In the records below, find the line containing "What seaborn and" and the line containing "import seaborn as sns". Give again exactly those lines and every line between them, omitting the pictures.

**Extracted data:**
::::

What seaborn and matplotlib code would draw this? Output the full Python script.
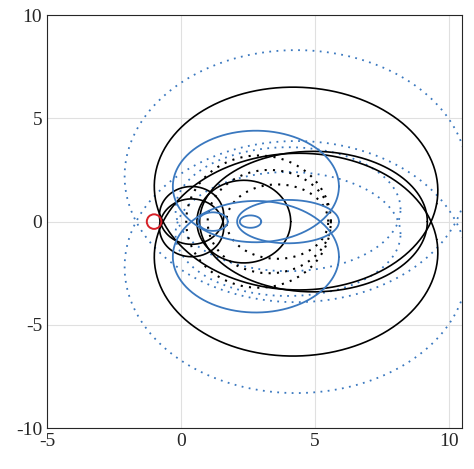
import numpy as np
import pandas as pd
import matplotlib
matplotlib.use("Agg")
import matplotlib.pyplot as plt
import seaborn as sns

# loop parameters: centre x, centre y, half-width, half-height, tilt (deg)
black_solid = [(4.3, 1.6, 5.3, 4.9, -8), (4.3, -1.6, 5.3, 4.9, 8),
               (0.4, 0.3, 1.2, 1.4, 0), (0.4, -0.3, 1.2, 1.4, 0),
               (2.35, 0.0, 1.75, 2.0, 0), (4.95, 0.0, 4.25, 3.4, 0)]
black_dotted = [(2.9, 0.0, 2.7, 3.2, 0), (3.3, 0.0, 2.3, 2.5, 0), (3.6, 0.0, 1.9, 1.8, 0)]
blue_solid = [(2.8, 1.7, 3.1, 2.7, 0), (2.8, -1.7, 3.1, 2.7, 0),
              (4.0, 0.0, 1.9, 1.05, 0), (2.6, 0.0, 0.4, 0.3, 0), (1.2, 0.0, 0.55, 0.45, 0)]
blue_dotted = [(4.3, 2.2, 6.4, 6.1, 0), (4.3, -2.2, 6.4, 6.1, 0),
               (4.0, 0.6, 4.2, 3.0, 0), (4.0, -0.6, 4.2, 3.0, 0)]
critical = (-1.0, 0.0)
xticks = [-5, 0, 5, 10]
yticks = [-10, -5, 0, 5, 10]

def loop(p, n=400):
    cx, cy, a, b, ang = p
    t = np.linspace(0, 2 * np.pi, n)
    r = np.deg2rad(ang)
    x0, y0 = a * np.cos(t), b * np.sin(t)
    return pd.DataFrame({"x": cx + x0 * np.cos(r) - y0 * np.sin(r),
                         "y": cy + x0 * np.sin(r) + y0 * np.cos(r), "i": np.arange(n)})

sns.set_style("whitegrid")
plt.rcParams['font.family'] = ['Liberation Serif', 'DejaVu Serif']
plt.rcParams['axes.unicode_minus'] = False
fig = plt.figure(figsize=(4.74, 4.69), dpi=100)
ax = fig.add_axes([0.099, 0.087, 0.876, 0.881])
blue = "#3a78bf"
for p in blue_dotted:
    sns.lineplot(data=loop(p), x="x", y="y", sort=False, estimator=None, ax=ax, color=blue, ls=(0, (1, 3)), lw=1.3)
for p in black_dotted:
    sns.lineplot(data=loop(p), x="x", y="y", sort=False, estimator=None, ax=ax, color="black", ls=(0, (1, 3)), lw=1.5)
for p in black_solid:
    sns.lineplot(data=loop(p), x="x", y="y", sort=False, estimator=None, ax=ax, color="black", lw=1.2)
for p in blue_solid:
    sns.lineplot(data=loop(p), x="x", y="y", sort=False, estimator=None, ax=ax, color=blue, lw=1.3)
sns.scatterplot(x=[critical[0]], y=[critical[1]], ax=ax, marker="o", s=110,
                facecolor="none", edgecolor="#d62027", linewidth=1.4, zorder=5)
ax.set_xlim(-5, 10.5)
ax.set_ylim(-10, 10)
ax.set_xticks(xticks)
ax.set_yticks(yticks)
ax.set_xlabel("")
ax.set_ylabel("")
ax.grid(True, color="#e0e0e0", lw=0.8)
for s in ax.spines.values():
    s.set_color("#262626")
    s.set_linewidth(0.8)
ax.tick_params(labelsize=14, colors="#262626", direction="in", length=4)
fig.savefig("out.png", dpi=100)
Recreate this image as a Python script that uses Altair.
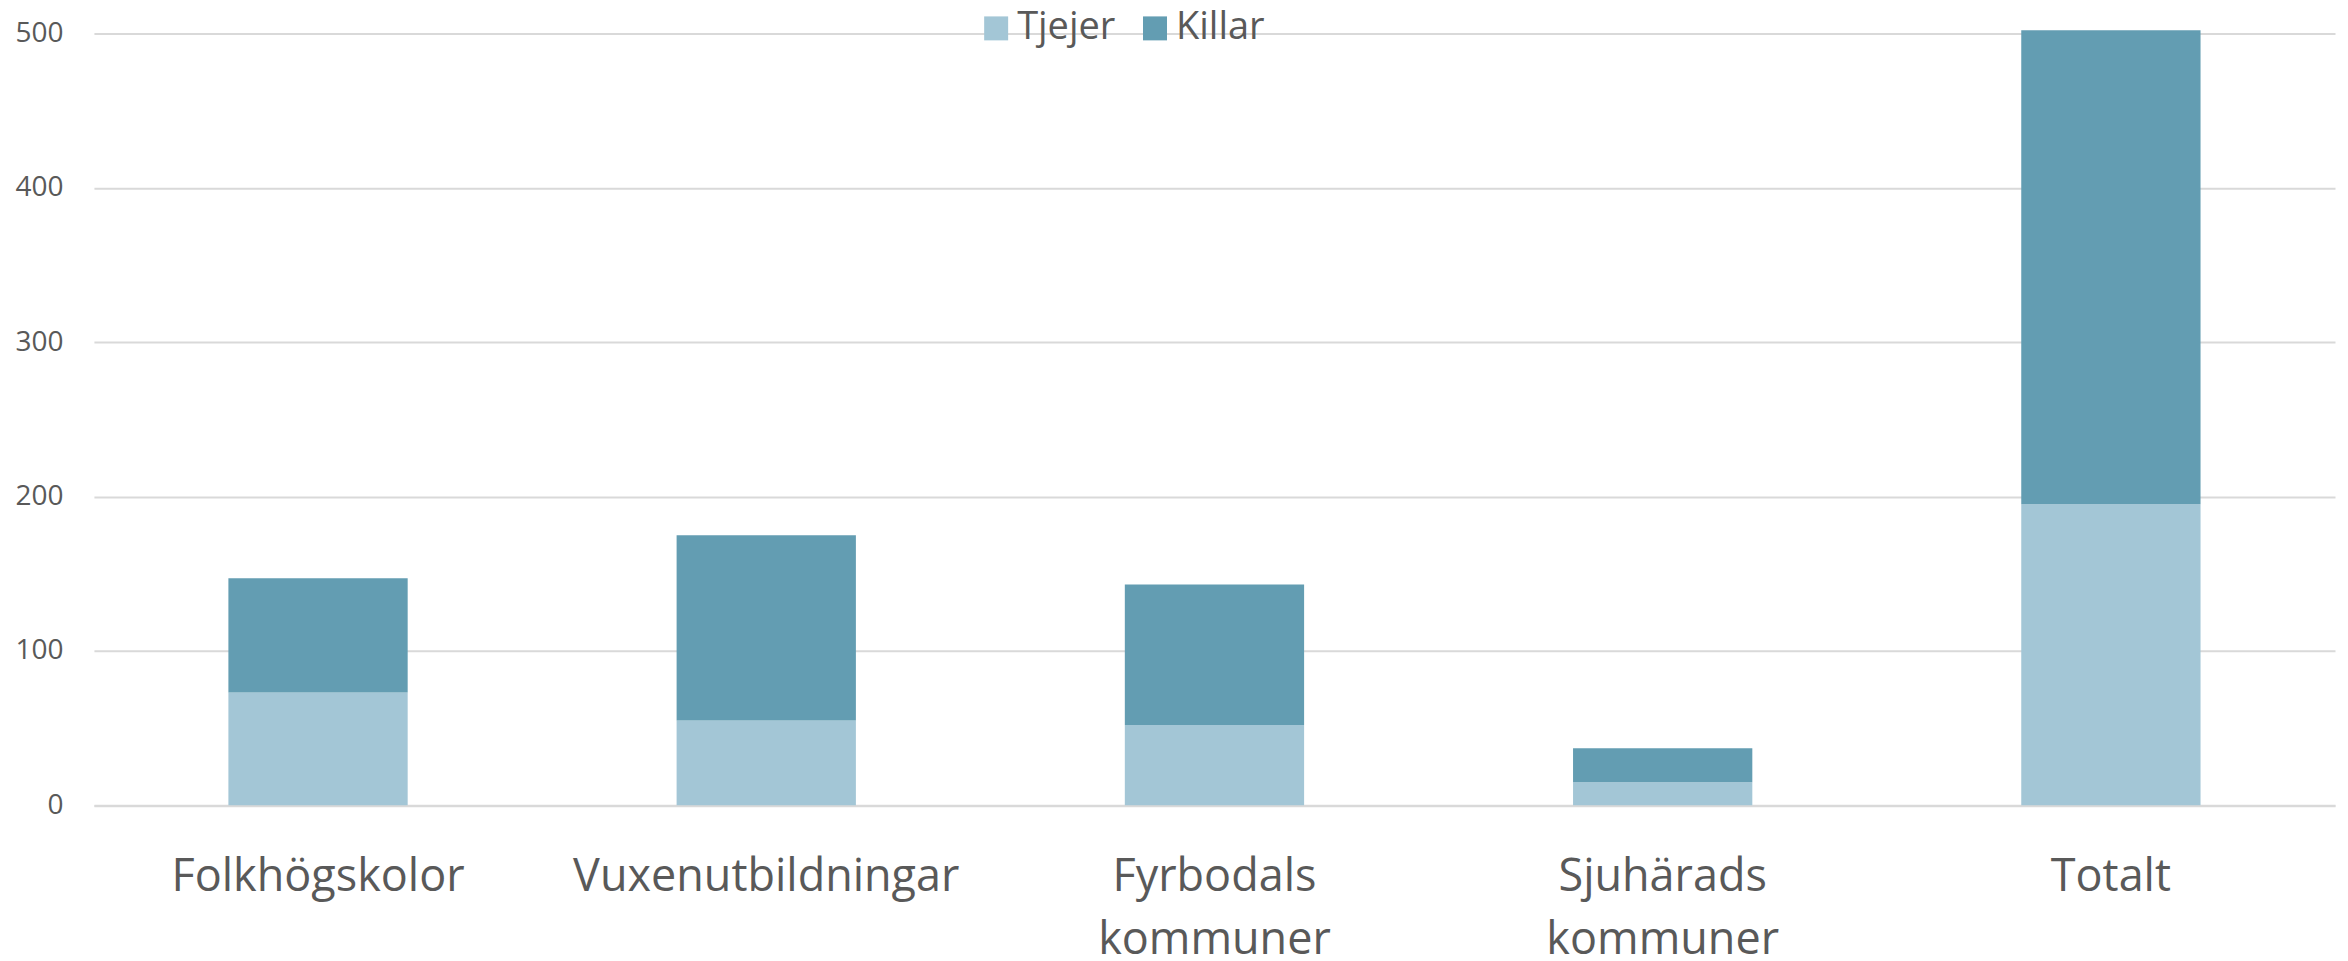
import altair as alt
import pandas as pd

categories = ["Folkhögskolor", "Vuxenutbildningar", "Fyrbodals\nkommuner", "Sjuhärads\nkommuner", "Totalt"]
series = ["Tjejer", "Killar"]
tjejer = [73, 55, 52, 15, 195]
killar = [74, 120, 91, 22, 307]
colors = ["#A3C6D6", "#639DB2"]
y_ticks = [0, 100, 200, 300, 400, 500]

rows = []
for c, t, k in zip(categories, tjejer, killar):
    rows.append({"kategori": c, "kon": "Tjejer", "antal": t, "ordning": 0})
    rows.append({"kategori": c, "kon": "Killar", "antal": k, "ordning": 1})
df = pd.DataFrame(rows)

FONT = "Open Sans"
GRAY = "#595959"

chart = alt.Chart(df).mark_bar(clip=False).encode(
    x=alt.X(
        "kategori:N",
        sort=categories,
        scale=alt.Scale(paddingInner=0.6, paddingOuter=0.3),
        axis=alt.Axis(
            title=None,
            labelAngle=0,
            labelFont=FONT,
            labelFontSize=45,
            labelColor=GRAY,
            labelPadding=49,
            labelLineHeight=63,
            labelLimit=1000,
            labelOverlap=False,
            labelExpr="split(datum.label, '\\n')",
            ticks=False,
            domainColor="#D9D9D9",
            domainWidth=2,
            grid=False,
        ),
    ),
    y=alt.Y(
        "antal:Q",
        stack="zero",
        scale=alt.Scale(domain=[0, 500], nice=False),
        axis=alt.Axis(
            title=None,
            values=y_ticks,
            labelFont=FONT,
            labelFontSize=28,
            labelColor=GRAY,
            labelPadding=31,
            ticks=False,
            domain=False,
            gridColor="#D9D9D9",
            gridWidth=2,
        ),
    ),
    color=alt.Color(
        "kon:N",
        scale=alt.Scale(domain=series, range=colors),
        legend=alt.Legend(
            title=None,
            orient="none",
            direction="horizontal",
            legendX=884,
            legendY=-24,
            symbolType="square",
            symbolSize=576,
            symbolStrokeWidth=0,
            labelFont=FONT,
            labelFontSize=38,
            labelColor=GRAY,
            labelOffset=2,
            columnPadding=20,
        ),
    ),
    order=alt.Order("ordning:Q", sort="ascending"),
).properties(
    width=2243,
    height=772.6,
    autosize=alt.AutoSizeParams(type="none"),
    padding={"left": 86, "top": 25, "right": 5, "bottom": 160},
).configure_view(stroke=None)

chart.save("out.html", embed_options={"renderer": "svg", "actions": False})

::::

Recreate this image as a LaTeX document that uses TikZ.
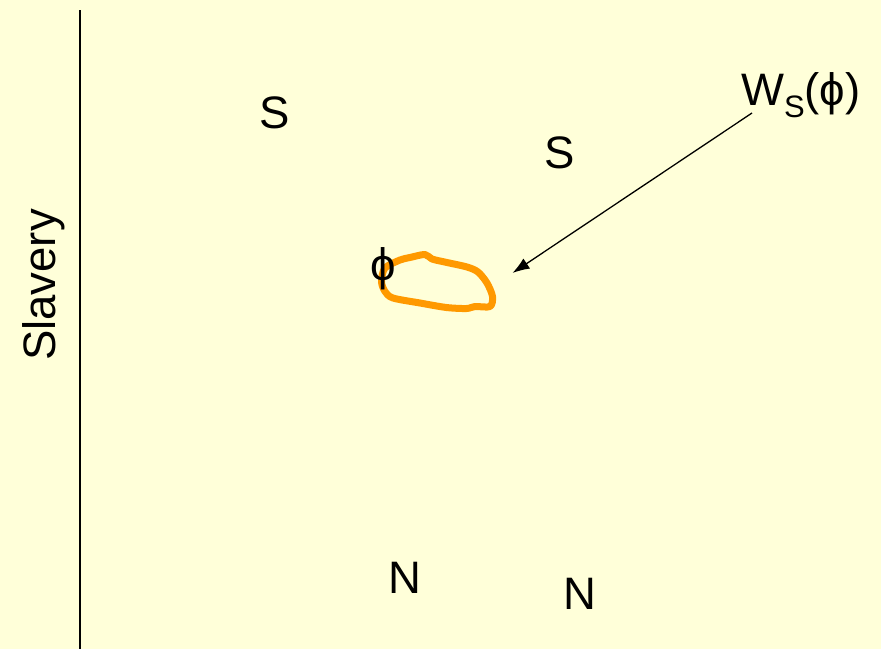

::::

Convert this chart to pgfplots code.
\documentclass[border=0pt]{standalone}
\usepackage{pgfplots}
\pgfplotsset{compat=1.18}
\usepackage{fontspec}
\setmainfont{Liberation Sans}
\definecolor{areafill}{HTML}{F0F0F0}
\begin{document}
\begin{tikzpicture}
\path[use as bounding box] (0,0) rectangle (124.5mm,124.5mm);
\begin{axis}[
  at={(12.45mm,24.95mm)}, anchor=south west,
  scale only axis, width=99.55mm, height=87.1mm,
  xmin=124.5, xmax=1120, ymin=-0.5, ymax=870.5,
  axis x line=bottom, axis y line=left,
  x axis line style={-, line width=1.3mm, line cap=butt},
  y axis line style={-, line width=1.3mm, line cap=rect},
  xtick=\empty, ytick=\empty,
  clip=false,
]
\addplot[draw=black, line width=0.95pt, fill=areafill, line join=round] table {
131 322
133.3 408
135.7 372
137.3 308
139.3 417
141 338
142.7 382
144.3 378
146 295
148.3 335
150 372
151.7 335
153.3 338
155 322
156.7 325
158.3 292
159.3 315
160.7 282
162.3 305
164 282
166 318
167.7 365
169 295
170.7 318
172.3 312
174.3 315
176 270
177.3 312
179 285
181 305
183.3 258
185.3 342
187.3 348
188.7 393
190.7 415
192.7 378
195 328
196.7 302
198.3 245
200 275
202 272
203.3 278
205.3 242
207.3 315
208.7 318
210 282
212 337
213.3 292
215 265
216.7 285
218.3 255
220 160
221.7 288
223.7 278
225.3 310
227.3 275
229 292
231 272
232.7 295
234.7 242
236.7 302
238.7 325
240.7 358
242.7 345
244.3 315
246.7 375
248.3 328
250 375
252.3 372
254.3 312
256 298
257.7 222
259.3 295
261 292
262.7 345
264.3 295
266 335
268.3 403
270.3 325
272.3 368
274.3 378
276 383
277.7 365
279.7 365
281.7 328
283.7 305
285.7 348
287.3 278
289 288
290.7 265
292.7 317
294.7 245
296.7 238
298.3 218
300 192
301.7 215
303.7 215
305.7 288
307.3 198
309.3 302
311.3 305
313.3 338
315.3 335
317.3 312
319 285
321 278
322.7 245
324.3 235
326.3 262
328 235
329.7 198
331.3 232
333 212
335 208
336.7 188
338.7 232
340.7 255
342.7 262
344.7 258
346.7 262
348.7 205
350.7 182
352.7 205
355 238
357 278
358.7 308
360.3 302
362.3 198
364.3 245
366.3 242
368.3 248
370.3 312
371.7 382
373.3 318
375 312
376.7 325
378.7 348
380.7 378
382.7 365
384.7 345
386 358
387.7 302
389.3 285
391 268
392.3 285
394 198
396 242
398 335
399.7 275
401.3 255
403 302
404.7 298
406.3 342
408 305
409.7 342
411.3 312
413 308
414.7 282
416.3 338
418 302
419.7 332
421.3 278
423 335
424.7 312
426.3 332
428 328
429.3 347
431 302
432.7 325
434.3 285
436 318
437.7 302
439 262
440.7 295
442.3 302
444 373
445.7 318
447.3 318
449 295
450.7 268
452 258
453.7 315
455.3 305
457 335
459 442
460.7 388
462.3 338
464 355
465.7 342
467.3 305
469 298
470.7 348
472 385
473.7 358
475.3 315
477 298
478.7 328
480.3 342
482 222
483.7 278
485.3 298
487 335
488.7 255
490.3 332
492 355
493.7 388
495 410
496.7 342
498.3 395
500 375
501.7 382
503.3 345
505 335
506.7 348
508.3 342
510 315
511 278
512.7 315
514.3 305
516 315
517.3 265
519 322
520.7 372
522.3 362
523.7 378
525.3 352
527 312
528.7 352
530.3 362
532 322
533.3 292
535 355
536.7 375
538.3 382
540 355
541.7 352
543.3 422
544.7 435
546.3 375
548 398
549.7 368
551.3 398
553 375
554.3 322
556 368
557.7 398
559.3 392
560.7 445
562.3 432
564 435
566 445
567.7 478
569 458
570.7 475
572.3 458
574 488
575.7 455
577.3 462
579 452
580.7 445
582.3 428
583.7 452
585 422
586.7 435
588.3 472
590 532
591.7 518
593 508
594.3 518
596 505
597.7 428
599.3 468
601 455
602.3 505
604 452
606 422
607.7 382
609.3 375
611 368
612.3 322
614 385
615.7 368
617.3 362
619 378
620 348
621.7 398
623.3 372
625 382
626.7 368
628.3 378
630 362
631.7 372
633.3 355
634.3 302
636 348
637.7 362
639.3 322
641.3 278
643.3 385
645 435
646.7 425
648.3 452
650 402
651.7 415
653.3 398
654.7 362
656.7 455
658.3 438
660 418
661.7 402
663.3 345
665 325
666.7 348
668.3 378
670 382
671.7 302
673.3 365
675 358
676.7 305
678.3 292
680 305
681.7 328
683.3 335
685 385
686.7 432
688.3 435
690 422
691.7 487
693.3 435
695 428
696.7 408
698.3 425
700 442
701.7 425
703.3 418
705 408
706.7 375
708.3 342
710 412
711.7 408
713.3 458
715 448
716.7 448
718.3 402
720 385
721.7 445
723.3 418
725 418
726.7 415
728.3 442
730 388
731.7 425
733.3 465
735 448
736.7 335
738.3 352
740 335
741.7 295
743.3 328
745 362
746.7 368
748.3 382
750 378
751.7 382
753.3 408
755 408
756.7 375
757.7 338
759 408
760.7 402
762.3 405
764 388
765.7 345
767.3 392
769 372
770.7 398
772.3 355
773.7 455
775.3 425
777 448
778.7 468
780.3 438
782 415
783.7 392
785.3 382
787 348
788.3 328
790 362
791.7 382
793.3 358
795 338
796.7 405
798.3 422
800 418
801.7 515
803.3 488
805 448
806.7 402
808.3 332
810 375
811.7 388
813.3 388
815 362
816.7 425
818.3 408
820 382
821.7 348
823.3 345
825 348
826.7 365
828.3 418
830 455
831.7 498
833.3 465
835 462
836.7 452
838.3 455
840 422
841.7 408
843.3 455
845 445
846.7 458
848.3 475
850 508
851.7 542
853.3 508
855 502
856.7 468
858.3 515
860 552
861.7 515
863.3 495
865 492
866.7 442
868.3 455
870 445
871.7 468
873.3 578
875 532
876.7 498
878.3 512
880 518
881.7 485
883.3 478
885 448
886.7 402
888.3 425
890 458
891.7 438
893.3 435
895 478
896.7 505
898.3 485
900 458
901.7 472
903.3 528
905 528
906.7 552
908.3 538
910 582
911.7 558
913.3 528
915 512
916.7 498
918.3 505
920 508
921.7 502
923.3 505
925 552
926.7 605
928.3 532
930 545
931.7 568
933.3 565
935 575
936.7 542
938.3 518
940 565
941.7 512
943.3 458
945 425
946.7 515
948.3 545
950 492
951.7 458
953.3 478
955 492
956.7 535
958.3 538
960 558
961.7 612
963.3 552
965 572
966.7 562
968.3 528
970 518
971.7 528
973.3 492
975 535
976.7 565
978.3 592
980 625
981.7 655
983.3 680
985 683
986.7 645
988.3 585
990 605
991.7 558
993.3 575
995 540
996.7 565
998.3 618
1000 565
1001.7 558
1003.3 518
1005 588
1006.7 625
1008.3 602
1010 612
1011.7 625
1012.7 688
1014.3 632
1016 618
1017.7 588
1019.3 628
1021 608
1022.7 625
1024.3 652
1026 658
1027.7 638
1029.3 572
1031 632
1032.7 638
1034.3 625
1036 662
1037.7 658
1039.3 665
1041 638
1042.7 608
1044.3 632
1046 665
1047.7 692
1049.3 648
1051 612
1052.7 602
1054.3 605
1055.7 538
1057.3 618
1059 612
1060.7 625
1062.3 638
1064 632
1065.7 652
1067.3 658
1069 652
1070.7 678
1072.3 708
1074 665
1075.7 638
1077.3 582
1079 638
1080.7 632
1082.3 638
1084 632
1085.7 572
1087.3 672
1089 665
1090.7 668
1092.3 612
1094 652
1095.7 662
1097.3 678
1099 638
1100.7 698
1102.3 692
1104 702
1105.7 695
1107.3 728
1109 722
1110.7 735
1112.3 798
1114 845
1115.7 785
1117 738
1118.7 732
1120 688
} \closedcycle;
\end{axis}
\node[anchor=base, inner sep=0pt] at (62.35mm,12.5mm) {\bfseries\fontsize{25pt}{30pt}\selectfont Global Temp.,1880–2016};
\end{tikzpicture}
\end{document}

::::

**Output for this exercise:**
What seaborn and matplotlib code would draw this? Output the full Python script.
import numpy as np
import pandas as pd
import matplotlib
matplotlib.use("Agg")
import matplotlib.pyplot as plt
import seaborn as sns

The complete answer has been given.